Еще до «Капитанской дочки» топор уже появился в «Дубровском». После того как крестьянам объяснят, что они теперь принадлежат Троекурову, Дубровский ночью наткнется в доме, в котором останутся ночевать приказные, «на человека, прижавшегося в угол; топор блестел у него, и, обратясь к нему со свечою, Владимир узнал Архипа-кузнеца. «Зачем ты здесь?» - спросил он. «Ах, Владимир Андреевич, это вы, - отвечал Архип пошепту, - господь помилуй и спаси! хорошо, что вы шли со свечою».
А.И.Герцен получил письмо в «Колокол». «К топору зовите Русь!» - убеждал Герцена автор письма. Долго считали, что это был Н.Г.Чернышевский.
Читаю небольшой отрывок из известной прокламации П.Г.Заичневского: «С полной верой в себя, в славное будущее России, которой выпало на долю первой осуществить великое дело социализма, мы издаем один крик: «В ТОПОРЫ! И тогда бей императорскую партию, не жалея, как не жалеет она нас теперь, бей на площадях, если эта подлая сволочь осмелится выйти на них, бей на широких улицах столиц, бей по деревням и селам. Помни, что тогда кто будет не с нами, тот будет против, кто против - наш враг, а врагов следует истреблять всеми способами».
Вспомним Савелия, богатыря святорусского, из поэмы Некрасова «Кому на Руси жить хорошо»: «Наши топоры лежали до поры».
Говорю о том, что с топором мы встретимся потом в поэме Маяковского «Хорошо!», там, где поэт показывает разгулявшуюся мятежную стихию: «И вставали села, содрогая воем, по дороге топоры крестя... Востри топоры, подымай косы».
Этим всем топорам сродни и топор Раскольникова.
И это обращение в прошлое, в историю помогает лучше понять и почувствовать современное звучание романа Достоевского.
Но тут мы подошли к самому трудному. Казалось бы, чем дальше, тем дальше, чем ближе, тем ближе. Ан нет. Мне куда легче вести уроки по «Горю от ума», «Отцам и детям», «Преступлению и наказанию», «Ионычу», чем по книгам, написанным в советское время.
Когда после выхода повести Юрия Трифонова «Обмен» я провел урок по этой книге, мы писали сочинение о ней (точнее, писали не все - на каждый из уроков по современной литературе выделялась группа учеников, которые по этой книге писали сочинение, но в итоге писал каждый). На протяжении десятилетия понимание повести менялось. Я об этом писал в 1987 году в «Новом мире» - «но все эти изменения шли в целом в рамках понимания губительности для главного героя этого обмена». Но сегодня, когда чуть ли не на каждом шагу слово «обмен», я к Трифонову не обращаюсь.

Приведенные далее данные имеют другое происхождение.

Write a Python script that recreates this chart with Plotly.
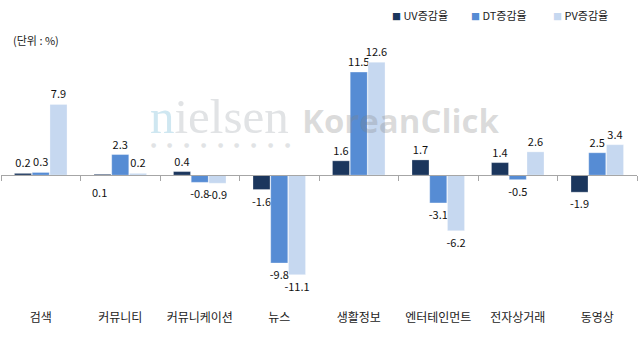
import plotly.graph_objects as go

categories = ["검색", "커뮤니티", "커뮤니케이션", "뉴스", "생활정보", "엔터테인먼트", "전자상거래", "동영상"]
series_names = ["UV증감율", "DT증감율", "PV증감율"]
uv = [0.2, 0.1, 0.4, -1.6, 1.6, 1.7, 1.4, -1.9]
dt = [0.3, 2.3, -0.8, -9.8, 11.5, -3.1, -0.5, 2.5]
pv = [7.9, 0.2, -0.9, -11.1, 12.6, -6.2, 2.6, 3.4]
series_values = [uv, dt, pv]
colors = ["#1B365D", "#568CD4", "#C6D8F0"]
# labels that the original chart draws below the axis
below_labels = [("UV증감율", "커뮤니티")]
unit_text = "(단위 : %)"

FONT = "Noto Sans CJK KR"
YMIN, YMAX = -14.6, 16.2
W, H = 640, 340
ML, MR, MT, MB = 1, 3, 30, 34
PW, PH = W - ML - MR, H - MT - MB


def px(xp):
    return (xp - ML) / PW


def py(yp):
    return (H - MB - yp) / PH


fig = go.Figure()
annotations = []
for name, vals, col in zip(series_names, series_values, colors):
    texts = []
    for c, v in zip(categories, vals):
        if (name, c) in below_labels:
            texts.append("")
            annotations.append(dict(x=c, y=0, xref="x", yref="y", text=f"{v:.1f}",
                                    showarrow=False, yshift=-17,
                                    xshift=(series_names.index(name) - 1) * 21,
                                    font=dict(family=FONT, size=11, color="#111")))
        else:
            texts.append(f"{v:.1f}")
    fig.add_trace(go.Bar(
        x=categories, y=vals, name=name, text=texts,
        textposition="outside", cliponaxis=False, constraintext="none",
        textfont=dict(family=FONT, size=11, color="#111"),
        marker=dict(color=col, line=dict(color="rgba(255,255,255,0.5)", width=0.6)),
        showlegend=False,
    ))

# invisible helper trace for the zero-line axis with boundary ticks
fig.add_trace(go.Scatter(x=categories, y=[0] * len(categories), xaxis="x2", mode="lines",
                         line=dict(width=0), hoverinfo="skip", showlegend=False))

zero_pos = (0 - YMIN) / (YMAX - YMIN)

# legend drawn as text
leg_x = [390, 469, 551]
for name, col, lx in zip(series_names, colors, leg_x):
    annotations.append(dict(
        x=px(lx), y=py(15), xref="paper", yref="paper", xanchor="left", yanchor="middle",
        text=f"<span style='color:{col};font-size:9px'>■</span> {name}",
        showarrow=False, font=dict(family=FONT, size=11, color="#222")))

annotations.append(dict(x=px(11), y=py(40), xref="paper", yref="paper",
                        xanchor="left", yanchor="middle", text=unit_text, showarrow=False,
                        font=dict(family=FONT, size=11, color="#222")))

# watermark
annotations.append(dict(x=px(219), y=py(116), xref="paper", yref="paper",
                        xanchor="center", yanchor="middle",
                        text="<span style='color:#CFE7F1'>n</span>ielsen",
                        showarrow=False,
                        font=dict(family="Liberation Serif", size=49, color="#E1E3E5")))
for i in range(9):
    annotations.append(dict(x=px(153 + i * 16.8), y=py(144), xref="paper", yref="paper",
                            xanchor="center", yanchor="middle", text="●", showarrow=False,
                            font=dict(family="DejaVu Sans", size=6, color="#E1E3E5")))
annotations.append(dict(x=px(401), y=py(120), xref="paper", yref="paper",
                        xanchor="center", yanchor="middle", text="KoreanClick", showarrow=False,
                        font=dict(family="Open Sans", size=33, color="rgba(130,130,130,0.28)",
                                  weight="bold")))

fig.update_layout(
    width=W, height=H,
    margin=dict(l=ML, r=MR, t=MT, b=MB),
    paper_bgcolor="white", plot_bgcolor="white",
    barmode="group", bargap=0.33, bargroupgap=0.04,
    font=dict(family=FONT, size=11, color="#222"),
    xaxis=dict(type="category", categoryarray=categories, range=[-0.5, 7.5],
               showline=False, ticks="", showgrid=False, ticklabelstandoff=3,
               tickfont=dict(family=FONT, size=12, color="#222")),
    xaxis2=dict(type="category", categoryarray=categories, range=[-0.5, 7.5],
                overlaying="x", anchor="free", position=zero_pos, side="bottom",
                showline=True, linecolor="#A6A6A6", linewidth=1,
                ticks="outside", ticklen=5, tickcolor="#A6A6A6", tickson="boundaries",
                showticklabels=False, showgrid=False),
    yaxis=dict(range=[YMIN, YMAX], visible=False, showgrid=False, zeroline=False),
    annotations=annotations,
)

fig.write_html("out.html")
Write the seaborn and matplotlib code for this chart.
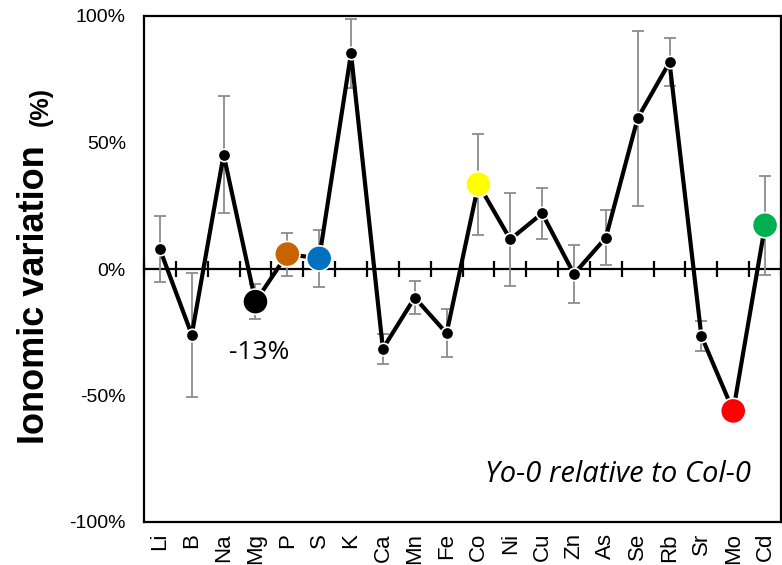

Когда я послал Василю Быкову статью, где рассказывал об уроке по «Обелиску», он прислал открытку, в которой написал: «Я читаю Вашу статью, как свою». Но когда я попробовал провести уроки по «Обелиску» и «Сотникову» уже в другое историческое время, в этом веке, они у меня не получились. Я прочитал все сочинения для школьников о «Сотникове» в Интернете. Кроме одного, блестящего, очевидно, откуда-то списанного, все остальные убоги и примитивны. И, похоже, их авторы самой повести и не читали. Я прочитал многие сочинения по «Сотникову», включенные в типографские шпаргалки для ЕГЭ по русскому языку и итогового сочинения. Картина такая же. Но ведь составляли их взрослые - педагоги, учителя! Полное непонимание образа Рыбака. Когда я был в Гродно у Быкова, я спросил его, почему повесть называется «Сотников», ведь Рыбак не менее важный персонаж в ней. Быков усмехнулся: повесть называлась «Ликвидация». В журнале уговорили дать более подходящее для прохождения имя Сотникова.
«Мастер и Маргарита» Булгакова - единственная книга в школьной программе, которую читают все. Но понимают лишь немногие. Когда я спрашиваю, куда деваются все люди из нехорошей квартиры, мне отвечают, что или уехали в командировку, или их призвали в армию... Когда я прошу объяснить, как Мастер попал в лечебницу для душевнобольных, ни разу никто ответить не мог. Но об этом романе у нас будет особый разговор.
Я видел еще в Ленинграде, как разводят мосты. Я вижу сегодня, как часто рвется связь времен и как расходятся мосты между книгами, написанными вчера, и сегодняшними школьниками.
Но моя профессия - наводить мосты, строить переправы, связывать времена.
Об этом и пойдет речь в цикле моих педагогических очерков, в которых абсолютно все многократно проверено в школе, в классах, с учениками.